With gravity, we currently don't know the actual velocity of propagation, and it's only assumed to be light-speed. Possibly if a third LIGO comes on-line then the velocity of the disturbance can be measured and the source triangulated, but it's only an assumption at the moment that it's actually gravity-waves we're seeing. When we're talking about a change in distance of approximately 1 atomic separation in the diameter of the Earth, though, there are maybe quite a few other sources of confusion. With only two LIGOs running, and the signals ignored unless they are within a time-span corresponding to the distance between them, an earth-movement close to the central point could provide that close timing. Putting a triangle of sensors out in space seems a lot more certain to avoid such problems, and I suspect that when that goes up we'll probably get a null result and a lot of head-scratching as they try to explain it.
Excellent post. After the first announcement when the NY Times and others showed a hi-res animation of two colliding black holes I was unhappy. To extrapolate from a chirp of a signal of unknown origin to such a pile of fairy dust seemed so irresponsible.
Mike,
See Erik Verlinde's presentation at the Perimeter Institute on October 4th:
https://www.theguardian.com/science/life-and-physics/2017/oct/03/could-the-theory-which-predicted-gravitational-waves-be-wrong
He is coming at the problem of galaxy rotation from a different direction to you (this is a public lecture so fairly top-level, but you might want to look at his published papers) but it is interesting that he sees gravitation as an emergent phenomenon.

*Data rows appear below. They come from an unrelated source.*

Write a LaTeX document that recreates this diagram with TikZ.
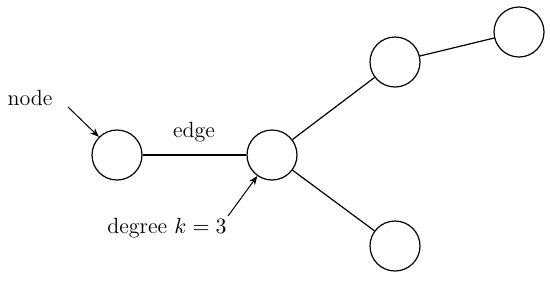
\documentclass[tikz,border=0pt]{standalone}
\usetikzlibrary{arrows.meta}
\begin{document}
\begin{tikzpicture}[x=0.5pt,y=-0.5pt,
  vert/.style={circle,draw,line width=0.6pt,minimum size=25pt,inner sep=0pt},
  conn/.style={line width=0.6pt},
  pointer/.style={line width=0.5pt,-{Stealth[length=4.5pt,width=3.5pt]}},
  lbl/.style={inner sep=0pt,font=\fontsize{11}{13}\selectfont}]
\useasboundingbox (0,0) rectangle (550,280);
\node[vert] (a) at (117,155) {};
\node[vert] (b) at (272,155) {};
\node[vert] (c) at (395,62) {};
\node[vert] (d) at (519,32) {};
\node[vert] (e) at (395,246) {};
\draw[conn] (a) -- (b);
\draw[conn] (b) -- (c);
\draw[conn] (c) -- (d);
\draw[conn] (b) -- (e);
\node[lbl] (nl) at (30,98) {node};
\node[lbl] (el) at (194,132) {edge};
\node[lbl] (dl) at (167,228) {degree $k=3$};
\coordinate (ns) at (68,107);
\coordinate (ds) at (228,216);
\draw[pointer] (ns) -- (a.135);
\draw[pointer] (ds) -- (b.-125);
\end{tikzpicture}
\end{document}
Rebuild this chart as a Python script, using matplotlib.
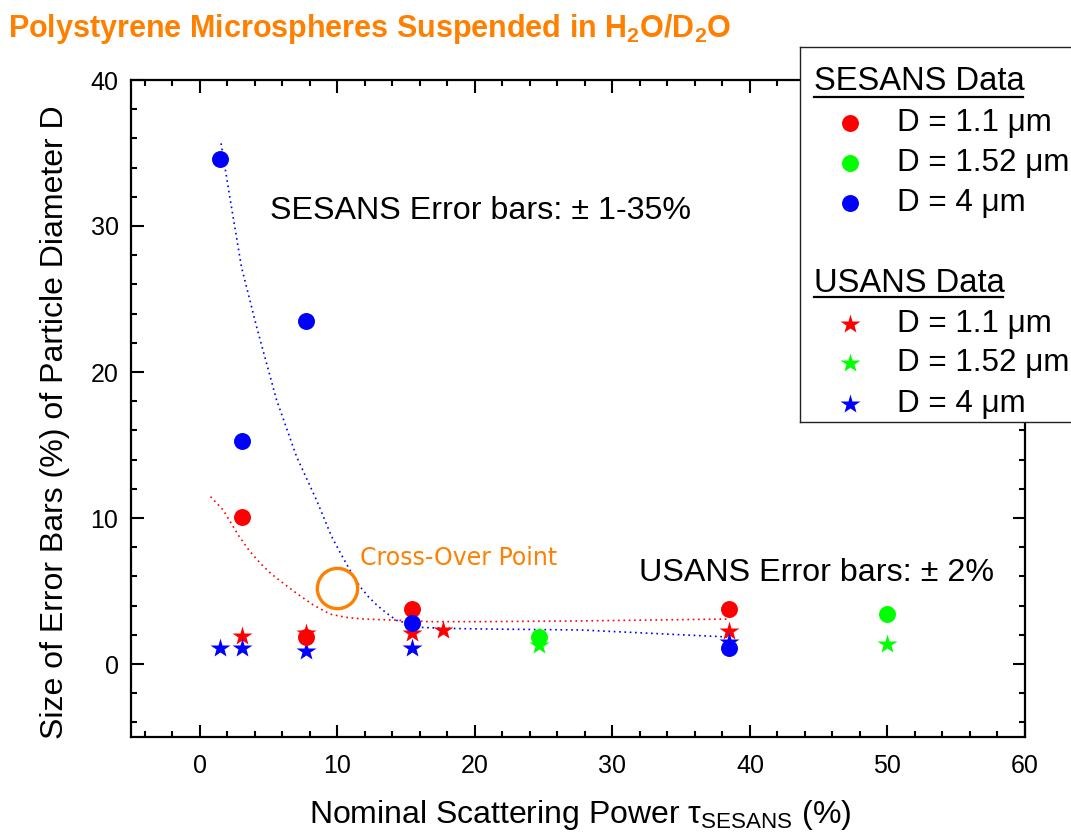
import matplotlib
matplotlib.use("Agg")
import matplotlib.pyplot as plt
from matplotlib.ticker import MultipleLocator

plt.rcParams['font.family'] = ['Liberation Sans', 'DejaVu Sans']
plt.rcParams['mathtext.fontset'] = 'custom'
plt.rcParams['mathtext.rm'] = 'Liberation Sans'
plt.rcParams['mathtext.it'] = 'Liberation Sans:italic'
plt.rcParams['mathtext.bf'] = 'Liberation Sans:bold'

# ---------------- data ----------------
sesans_11_x = [3.06, 7.7, 15.4, 38.5]
sesans_11_y = [10.07, 1.87, 3.77, 3.77]
sesans_152_x = [24.7, 50.0]
sesans_152_y = [1.85, 3.4]
sesans_4_x = [1.5, 3.06, 7.7, 15.4, 38.5]
sesans_4_y = [34.6, 15.3, 23.5, 2.8, 1.1]

usans_11_x = [3.06, 7.7, 15.4, 17.7, 38.5]
usans_11_y = [1.9, 2.1, 2.1, 2.3, 2.25]
usans_152_x = [24.7, 50.0]
usans_152_y = [1.3, 1.37]
usans_4_x = [1.5, 3.06, 7.7, 15.4, 38.5]
usans_4_y = [1.1, 1.1, 0.9, 1.1, 1.5]

# dotted guide curves
curve_4_x = [1.55, 2.18, 3.03, 4.13, 5.58, 7.04, 8.5, 9.59, 10.3, 11.05, 11.65, 12.26,
             12.87, 13.6, 14.3, 15.05, 16.0, 17.97, 20.4, 27.7, 38.4]
curve_4_y = [35.66, 32.0, 27.2, 23.1, 18.1, 14.2, 11.2, 8.72, 7.47, 6.21, 5.3, 4.61,
             4.04, 3.47, 3.0, 2.79, 2.51, 2.44, 2.4, 2.33, 1.85]
curve_11_x = [0.78, 1.7, 2.79, 3.6, 4.4, 5.2, 6.02, 7.04, 8.25, 9.47, 10.6, 11.9, 14.3,
              16.75, 20.4, 27.7, 38.4]
curve_11_y = [11.46, 10.55, 8.84, 7.76, 6.9, 6.17, 5.57, 4.84, 4.04, 3.42, 3.2, 3.08, 3.0,
              2.9, 2.9, 2.95, 3.08]

crossover_x = [10.0]
crossover_y = [5.2]

xticks = [0, 10, 20, 30, 40, 50, 60]
yticks = [0, 10, 20, 30, 40]

RED = '#ff0000'
GREEN = '#00ff00'
BLUE = '#0000ff'
ORANGE = '#ff8000'

W, H = 1071, 836
fig = plt.figure(figsize=(W / 100, H / 100), dpi=100)
ax = fig.add_axes([131 / W, 1 - 737 / H, (1025 - 131) / W, (737 - 80) / H])
ax.set_xlim(-5, 60)
ax.set_ylim(-5, 40)
ax.set_xticks(xticks)
ax.set_yticks(yticks)
ax.xaxis.set_minor_locator(MultipleLocator(2))
ax.yaxis.set_minor_locator(MultipleLocator(2))
ax.tick_params(which='both', direction='in', top=True, right=True, width=1.5)
ax.tick_params(which='major', length=9, labelsize=18)
ax.tick_params(which='minor', length=4.5)
ax.tick_params(axis='x', pad=12)
ax.tick_params(axis='y', pad=9)
for s in ax.spines.values():
    s.set_linewidth(1.6)

dot = (0, (1, 2.2))
ax.plot(curve_4_x, curve_4_y, color=BLUE, lw=1.2, ls=dot, zorder=2)
ax.plot(curve_11_x, curve_11_y, color=RED, lw=1.2, ls=dot, zorder=2)

ms_c = 12.2
ms_s = 14.5
ax.plot(usans_11_x, usans_11_y, '*', color=RED, ms=ms_s, mec='none', zorder=3)
ax.plot(usans_152_x, usans_152_y, '*', color=GREEN, ms=ms_s, mec='none', zorder=3)
ax.plot(usans_4_x, usans_4_y, '*', color=BLUE, ms=ms_s, mec='none', zorder=3)
ax.plot(sesans_11_x, sesans_11_y, 'o', color=RED, ms=ms_c, mec='none', zorder=4)
ax.plot(sesans_152_x, sesans_152_y, 'o', color=GREEN, ms=ms_c, mec='none', zorder=4)
ax.plot(sesans_4_x, sesans_4_y, 'o', color=BLUE, ms=ms_c, mec='none', zorder=4)

ax.plot(crossover_x, crossover_y, 'o', mfc='none', mec=ORANGE, mew=2.4, ms=29, zorder=5)
ax.text(11.65, 7.26, 'Cross-Over Point', color=ORANGE, fontsize=17,
        family=['DejaVu Sans'], va='center', ha='left')

ax.text(5.1, 31.0, 'SESANS Error bars: \u00b1 1-35%', fontsize=23.2, va='center', ha='left')
ax.text(31.9, 6.2, 'USANS Error bars: \u00b1 2%', fontsize=23.2, va='center', ha='left')

# axis labels
fig.text(55 / W, 1 - 422 / H, 'Size of Error Bars (%) of Particle Diameter D',
         rotation=90, fontsize=23, ha='center', va='center')
fig.text(580 / W, 1 - 823 / H, r'Nominal Scattering Power $\mathrm{\tau}_{\mathrm{SESANS}}$ (%)',
         fontsize=23, ha='center', va='baseline')

# title
fig.text(8 / W, 1 - 37 / H, r'Polystyrene Microspheres Suspended in H$_\mathbf{2}$O/D$_\mathbf{2}$O',
         fontsize=22, fontweight='bold', color=ORANGE, ha='left', va='baseline')

# legend box (manual, extends past the right edge)
lax = fig.add_axes([800 / W, 1 - 422 / H, (1100 - 800) / W, (422 - 47) / H], zorder=10)
lax.set_xlim(800, 1100)
lax.set_ylim(422, 47)
lax.set_xticks([])
lax.set_yticks([])
lax.patch.set_facecolor('white')
for s in lax.spines.values():
    s.set_linewidth(1.0)
    s.set_color('#222222')

lax.text(814, 82, 'SESANS Data', fontsize=23.6, va='center', ha='left')
lax.plot([814, 1023], [97, 97], color='black', lw=1.6)
lax.text(814, 283, 'USANS Data', fontsize=23.6, va='center', ha='left')
lax.plot([814, 1003], [297, 297], color='black', lw=1.6)

entries = [
    (123, 'o', RED, 'D = 1.1 \u03bcm'),
    (163, 'o', GREEN, 'D = 1.52 \u03bcm'),
    (203, 'o', BLUE, 'D = 4 \u03bcm'),
    (324, '*', RED, 'D = 1.1 \u03bcm'),
    (363, '*', GREEN, 'D = 1.52 \u03bcm'),
    (404, '*', BLUE, 'D = 4 \u03bcm'),
]
for yy, mk, col, lab in entries:
    lax.plot([850], [yy], mk, color=col, mec='none', ms=ms_c if mk == 'o' else ms_s)
    lax.text(897, yy, lab, fontsize=22.6, va='center', ha='left')

fig.savefig('out.png', dpi=100)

Laurence: Verlinde's theory disagrees with the data, and is an complex mess besides, see: http://physicsfromtheedge.blogspot.co.uk/2016/11/critique-of-verlindes-gravity-1.html
/* the LIGO team still have discovered a real and very interesting effect */
The gravitational wave chirps found were isolated from myriads of very similar noise events, so it's approach similar to searching of shapes in the clouds.
Mike,
Thanks. I hadn't spotted that blog post before.
Best wishes, Laurence
Mike,
FYI, an article at New Scientist details a new method of detecting hot gas streams in between galaxies that fall just short of x ray emission. Long story short, we now need about half as much "dark matter" in the traditional calculations to explain other observations.
So that's half the dark matter gone. Now to clean up the other half.
https://www.newscientist.com/article/2149742-half-the-universes-missing-matter-has-just-been-finally-found/
RichD
Wow. What would the QI modelling of these galaxies look like now with half of the DM gone?
RichD, joesixpack: They have found half of the missing 'baryonic' matter, so it won't have much affect on the galaxy rotation problem.